I spent the past two years working on Kurt Cobain and Daniel Johnston. I’m still working on it because they are extremely connected between them and with me (when I was a teenager, I was so obsessed with Nirvana, grunge music and 90’s subculture). The purpose of these series is talking about me without me, it’s a sort of autobiographical work. My recent exhibition at The Flat – Massimo Carasi shows just one part of this body of work and wants to create a strange and unusual dialogue between me and Michael Bevilacqua. I’m really proud of this exhibition, my work is different from Michael’s, but similar at the same time. I think we’ve been able to create a real relationship dictated by the difference from a common attitude.
Could you share some further details regarding your recent painting named ‘Portrait on Black Floor’, (2019) with us?
I don’t want to explain too much because everyone can see something different in the same painting and I really don’t know how much I can explain about it.

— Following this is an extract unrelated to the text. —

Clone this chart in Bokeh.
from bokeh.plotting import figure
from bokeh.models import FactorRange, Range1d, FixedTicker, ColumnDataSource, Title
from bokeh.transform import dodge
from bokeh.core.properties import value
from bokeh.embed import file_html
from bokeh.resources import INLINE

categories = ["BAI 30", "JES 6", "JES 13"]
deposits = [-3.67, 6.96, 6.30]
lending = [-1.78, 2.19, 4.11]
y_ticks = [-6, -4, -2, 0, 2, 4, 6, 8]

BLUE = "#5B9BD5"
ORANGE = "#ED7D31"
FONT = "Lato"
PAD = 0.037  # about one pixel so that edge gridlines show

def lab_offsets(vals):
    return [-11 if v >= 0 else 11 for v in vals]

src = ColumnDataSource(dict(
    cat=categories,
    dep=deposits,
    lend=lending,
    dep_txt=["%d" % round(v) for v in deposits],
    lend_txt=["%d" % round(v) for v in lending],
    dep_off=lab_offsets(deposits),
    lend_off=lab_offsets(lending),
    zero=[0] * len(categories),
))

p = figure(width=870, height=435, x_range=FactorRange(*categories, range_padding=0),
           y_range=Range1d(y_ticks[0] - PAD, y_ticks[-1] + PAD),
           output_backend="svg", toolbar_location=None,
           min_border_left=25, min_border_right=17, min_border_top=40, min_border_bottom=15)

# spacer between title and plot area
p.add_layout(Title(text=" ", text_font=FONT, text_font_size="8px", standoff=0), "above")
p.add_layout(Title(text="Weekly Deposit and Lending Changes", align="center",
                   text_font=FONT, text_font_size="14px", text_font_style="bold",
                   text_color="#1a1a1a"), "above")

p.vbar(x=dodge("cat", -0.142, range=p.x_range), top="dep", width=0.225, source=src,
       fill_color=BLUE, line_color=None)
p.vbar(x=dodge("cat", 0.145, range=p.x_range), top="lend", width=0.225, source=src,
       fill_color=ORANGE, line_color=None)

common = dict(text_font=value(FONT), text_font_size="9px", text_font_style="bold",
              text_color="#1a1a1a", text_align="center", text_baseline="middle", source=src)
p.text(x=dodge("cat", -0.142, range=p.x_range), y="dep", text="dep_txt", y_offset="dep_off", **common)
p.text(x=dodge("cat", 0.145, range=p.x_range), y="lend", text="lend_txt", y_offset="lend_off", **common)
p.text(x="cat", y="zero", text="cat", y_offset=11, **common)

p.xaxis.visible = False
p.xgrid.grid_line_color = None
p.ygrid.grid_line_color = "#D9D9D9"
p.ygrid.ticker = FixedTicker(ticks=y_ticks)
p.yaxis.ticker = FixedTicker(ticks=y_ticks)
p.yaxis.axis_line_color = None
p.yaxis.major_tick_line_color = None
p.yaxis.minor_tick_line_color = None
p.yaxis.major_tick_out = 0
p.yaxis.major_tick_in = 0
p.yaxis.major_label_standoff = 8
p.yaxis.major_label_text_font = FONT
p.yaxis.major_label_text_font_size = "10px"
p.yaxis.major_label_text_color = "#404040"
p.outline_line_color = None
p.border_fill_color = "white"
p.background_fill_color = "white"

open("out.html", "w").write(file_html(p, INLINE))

“Portrait on Black Floor”, represents Kurt Cobain smoking a 100’s cigarette, while sitting on a black wooden floor. I chose that image because he looks shy and meditative, but the truth is that like in every painting in my recent solo show, this is a portrait of a figure who obsessed and changed me, a painting that gave me joy and pleasure.

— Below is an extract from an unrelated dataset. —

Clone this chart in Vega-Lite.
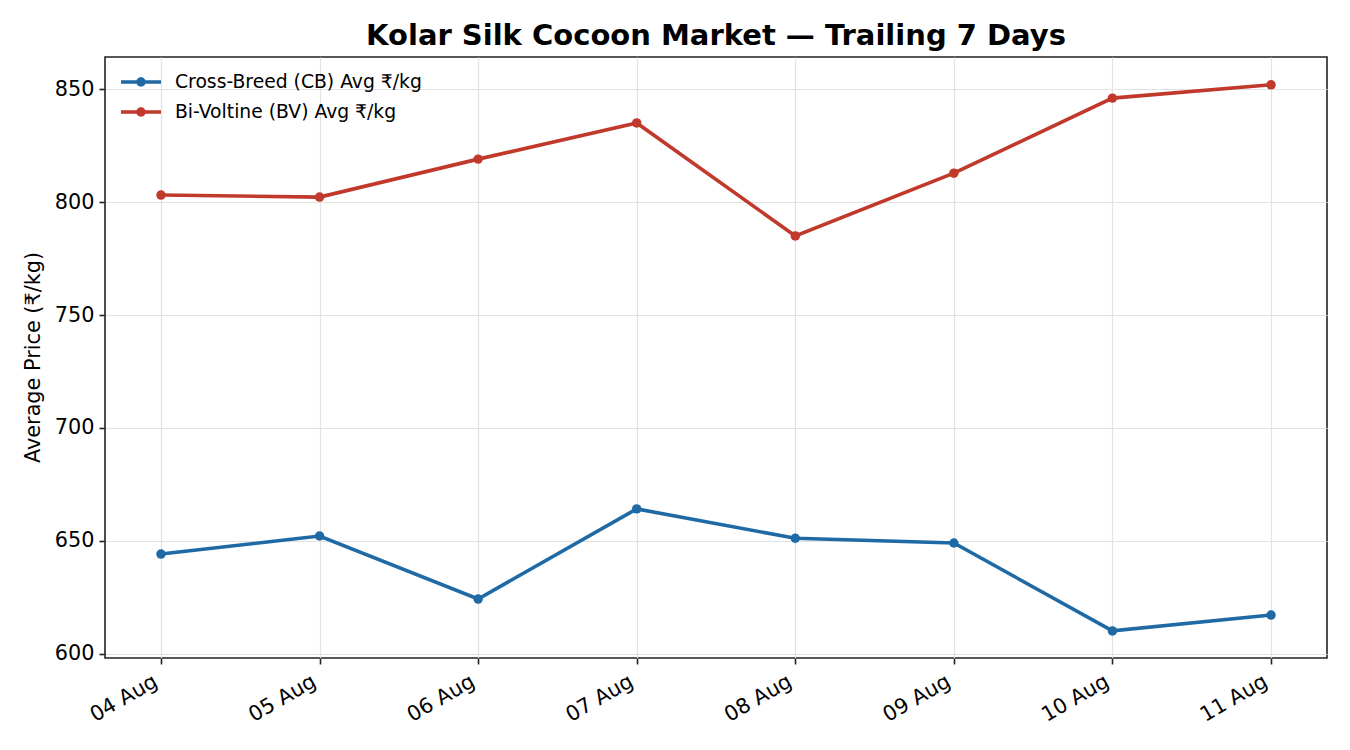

Creating a new painting can be a solitary process. If this applies to you, when you concentrate on a new artwork does it affect your social life at all?
I’m antisocial. I don’t know how much it affects me, because I don’t have a social life.
How do you know when a painting is finished?
There isn’t a correct way to finish a painting. I wait until I feel something like a soft voice from the canvas telling me: “ Hey, I’m finished”.
What about the place where you work? What’s your studio space like, and how does it affect your process?
I work in my house, in a room, in a little town far from distractions and it helps me because my process is really slow. I need time and here I can work slowly and peacefully, up to ten hours a day.
Which exhibition did you visit last?
Luca Bertolo, “ Why Write? Why Paint?” at Spazio A, Pistoia.
What do you hope audiences will take from your work?
What I hope is a mutual exchange. I can give something to the audience but sometimes the opposite happens .
Are you a morning person or a night owl?
I’m a vampire who wakes up early in the morning.
Which are your plans for the near future?
I like to stay in my studio and work, so I will do it. This is my plan.